Friday, October 7, 2011

Arriving at the Intersection


This week in my class on Major Twentieth Century Moral Thinkers, we considered issues that touched on questions I have asked myself over the last several months.  Increasingly, I am hearing questions about religious affiliation and assertions of faith in the election season here in the United States.  As a person who considered pursuing a graduate program in public policy at the same time that I was considering applying for admission to United Seminary, I wonder: where does my political voice leave off and my spiritual voice begin? Or, can these even be separated? Should they be? 

I have made a commitment that my spiritual path stands firmly in this world, with its grit and grapple, its heartbreak and its joys. And it is a political world. Yet I do not want to conflate politics with God in such a way that I am unable to perceive one for the other.  I think that a spiritual path transcends politics, though for me, it cannot abandon them.  

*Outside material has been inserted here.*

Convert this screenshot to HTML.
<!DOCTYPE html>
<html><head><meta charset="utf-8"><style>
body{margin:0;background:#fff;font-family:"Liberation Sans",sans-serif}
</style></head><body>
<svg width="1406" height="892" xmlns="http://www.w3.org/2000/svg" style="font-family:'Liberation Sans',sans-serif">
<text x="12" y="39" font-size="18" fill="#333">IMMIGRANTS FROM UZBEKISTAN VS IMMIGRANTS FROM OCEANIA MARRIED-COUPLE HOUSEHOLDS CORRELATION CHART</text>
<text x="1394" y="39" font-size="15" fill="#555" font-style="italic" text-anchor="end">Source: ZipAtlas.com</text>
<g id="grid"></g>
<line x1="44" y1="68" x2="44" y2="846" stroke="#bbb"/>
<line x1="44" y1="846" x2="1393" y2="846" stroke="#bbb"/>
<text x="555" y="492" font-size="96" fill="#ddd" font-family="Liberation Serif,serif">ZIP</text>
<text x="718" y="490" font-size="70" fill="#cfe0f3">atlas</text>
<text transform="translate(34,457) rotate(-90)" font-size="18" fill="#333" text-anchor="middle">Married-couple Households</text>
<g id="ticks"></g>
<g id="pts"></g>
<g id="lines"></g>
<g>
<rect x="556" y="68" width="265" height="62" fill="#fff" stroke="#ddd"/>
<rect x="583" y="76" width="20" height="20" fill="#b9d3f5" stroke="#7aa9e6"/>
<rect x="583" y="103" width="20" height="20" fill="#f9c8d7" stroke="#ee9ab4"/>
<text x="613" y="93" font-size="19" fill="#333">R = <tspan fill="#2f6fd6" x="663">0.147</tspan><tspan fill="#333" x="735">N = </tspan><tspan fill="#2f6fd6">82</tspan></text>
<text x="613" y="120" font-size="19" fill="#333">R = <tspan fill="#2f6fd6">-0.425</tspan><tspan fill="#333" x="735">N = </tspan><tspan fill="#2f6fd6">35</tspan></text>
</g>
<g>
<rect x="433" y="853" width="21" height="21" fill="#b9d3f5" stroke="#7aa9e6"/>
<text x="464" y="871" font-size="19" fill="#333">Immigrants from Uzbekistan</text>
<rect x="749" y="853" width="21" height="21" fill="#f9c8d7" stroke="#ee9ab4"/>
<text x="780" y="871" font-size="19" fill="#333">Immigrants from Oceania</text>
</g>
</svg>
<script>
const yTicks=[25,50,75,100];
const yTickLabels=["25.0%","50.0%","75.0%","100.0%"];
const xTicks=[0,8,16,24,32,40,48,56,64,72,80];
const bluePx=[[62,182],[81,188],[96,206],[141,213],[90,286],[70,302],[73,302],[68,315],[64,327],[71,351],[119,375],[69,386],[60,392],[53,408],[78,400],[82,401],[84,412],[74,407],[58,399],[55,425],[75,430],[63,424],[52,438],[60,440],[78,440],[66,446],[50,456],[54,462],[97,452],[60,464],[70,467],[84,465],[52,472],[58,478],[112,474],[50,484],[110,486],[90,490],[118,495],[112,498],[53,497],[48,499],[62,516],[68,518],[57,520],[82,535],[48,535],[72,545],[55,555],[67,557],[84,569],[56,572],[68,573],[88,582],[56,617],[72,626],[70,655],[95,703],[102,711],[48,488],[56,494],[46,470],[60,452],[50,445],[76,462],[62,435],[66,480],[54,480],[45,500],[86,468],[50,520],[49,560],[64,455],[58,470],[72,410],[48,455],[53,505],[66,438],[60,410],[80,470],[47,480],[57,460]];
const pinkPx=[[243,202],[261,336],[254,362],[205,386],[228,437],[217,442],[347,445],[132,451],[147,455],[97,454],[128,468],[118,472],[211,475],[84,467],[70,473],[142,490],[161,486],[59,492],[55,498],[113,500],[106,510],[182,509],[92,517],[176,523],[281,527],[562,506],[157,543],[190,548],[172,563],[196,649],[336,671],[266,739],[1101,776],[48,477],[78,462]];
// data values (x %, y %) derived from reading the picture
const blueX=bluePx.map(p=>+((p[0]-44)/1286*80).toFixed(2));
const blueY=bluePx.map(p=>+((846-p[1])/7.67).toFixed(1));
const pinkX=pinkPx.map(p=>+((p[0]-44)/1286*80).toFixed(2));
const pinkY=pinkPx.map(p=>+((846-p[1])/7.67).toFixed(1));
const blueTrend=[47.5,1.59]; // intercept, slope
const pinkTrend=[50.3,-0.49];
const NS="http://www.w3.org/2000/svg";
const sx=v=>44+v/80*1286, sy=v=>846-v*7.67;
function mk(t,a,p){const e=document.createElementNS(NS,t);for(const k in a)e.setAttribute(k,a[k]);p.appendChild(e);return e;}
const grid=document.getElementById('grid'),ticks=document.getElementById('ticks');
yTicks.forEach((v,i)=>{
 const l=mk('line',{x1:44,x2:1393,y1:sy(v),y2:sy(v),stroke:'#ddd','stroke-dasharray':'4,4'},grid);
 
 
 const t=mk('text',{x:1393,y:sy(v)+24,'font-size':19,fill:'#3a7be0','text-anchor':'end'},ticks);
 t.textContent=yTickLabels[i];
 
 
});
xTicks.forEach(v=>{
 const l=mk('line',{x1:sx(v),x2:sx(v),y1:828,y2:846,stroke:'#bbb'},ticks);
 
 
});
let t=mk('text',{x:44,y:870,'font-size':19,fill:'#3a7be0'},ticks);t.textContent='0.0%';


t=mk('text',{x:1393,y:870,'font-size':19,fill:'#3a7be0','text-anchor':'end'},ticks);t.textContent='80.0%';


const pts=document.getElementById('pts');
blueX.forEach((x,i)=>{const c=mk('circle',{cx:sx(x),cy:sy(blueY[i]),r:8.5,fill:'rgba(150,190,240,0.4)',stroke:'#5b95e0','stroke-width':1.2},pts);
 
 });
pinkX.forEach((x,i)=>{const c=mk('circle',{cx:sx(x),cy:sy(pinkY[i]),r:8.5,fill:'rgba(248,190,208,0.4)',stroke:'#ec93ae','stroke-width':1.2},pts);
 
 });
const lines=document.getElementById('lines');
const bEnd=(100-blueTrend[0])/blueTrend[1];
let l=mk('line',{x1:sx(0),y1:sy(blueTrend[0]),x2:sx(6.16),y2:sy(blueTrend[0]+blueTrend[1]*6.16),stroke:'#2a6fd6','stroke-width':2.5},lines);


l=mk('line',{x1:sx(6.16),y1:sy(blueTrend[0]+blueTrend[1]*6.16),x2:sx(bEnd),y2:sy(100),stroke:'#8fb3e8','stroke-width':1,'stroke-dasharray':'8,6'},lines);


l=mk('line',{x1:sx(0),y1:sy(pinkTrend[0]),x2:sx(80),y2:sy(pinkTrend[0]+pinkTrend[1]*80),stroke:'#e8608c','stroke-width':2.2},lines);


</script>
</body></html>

What I love in particular about a theological education, and specifically this theological education, is that in studying here I arrive at the intersection of deeply moral questions, theological voices old and new, their application to social and political concerns, and my own spiritual path. The diversity of voices from different faith traditions deepens my own efforts in thinking about things critically and spiritually.  

Two weeks ago at United’s Fall convocation, we celebrated the 50th anniversary of United Seminary. As we stood in the chapel for that service, I thought about the men and women who had founded this seminary 50 years before. What had they imagined for this place? What had they dreamed? Perhaps back then they had not quite imagined me, a woman raised in the Catholic tradition, who then attended a  Bible College for three years,  and following that considered herself an  agnostic for many years, only to arrive here. But I, looking back at those men and women, have a sense of what they imagined from the kind of seminary they created -- and I owe them.  I feel a sense of gratitude for the ecumenical vision they embraced.  During my years of agnosticism, I continued to ask the questions that have always concerned me at heart: Who are we? Why are we here? How do we live with compassion and with integrity to ourselves and others in a complex world? Why do we so often stumble in trying to live our deepest aspirations? Even though we are always speaking and thinking within a specific context – as the courses at United make abundantly clear -- I imagine that these kinds of questions are asked in every context throughout the world.  For some years, I thought I was better off asking them alone, without community and – let’s face it – its annoying encumbrances and sometimes grating disagreements. And maybe I did need some time alone for a while.  But ultimately it is only within community that I can practice and test my faith, compare and contrast it with the experiences and traditions of others, and find my way to a deeper place.  It is a richer place as well for all this. 

This is the year in which I need to make a decision about whether to change my degree program to M.Div. Already I’m feeling currents within the scope of the classes I’m taking and of the experiences I’ve had here that I think will help me in making that decision. Sometimes I wish I had all the answers straight up. But that has not seemed to be my path. I think it’s going to be a good year. 

-Kathryn Price, MA student


1 comment:

  1. This seminary welcomes exploration, discovery, uncertainty, and possibility. This constitutes the seminary's strongest ethos. I admire students who engage this ethos in lieu of dogmatic certainty, who embrace the spiritual ambiguity that leads to an enriched life; it makes for an exciting seminary of living into the questions (Rilke).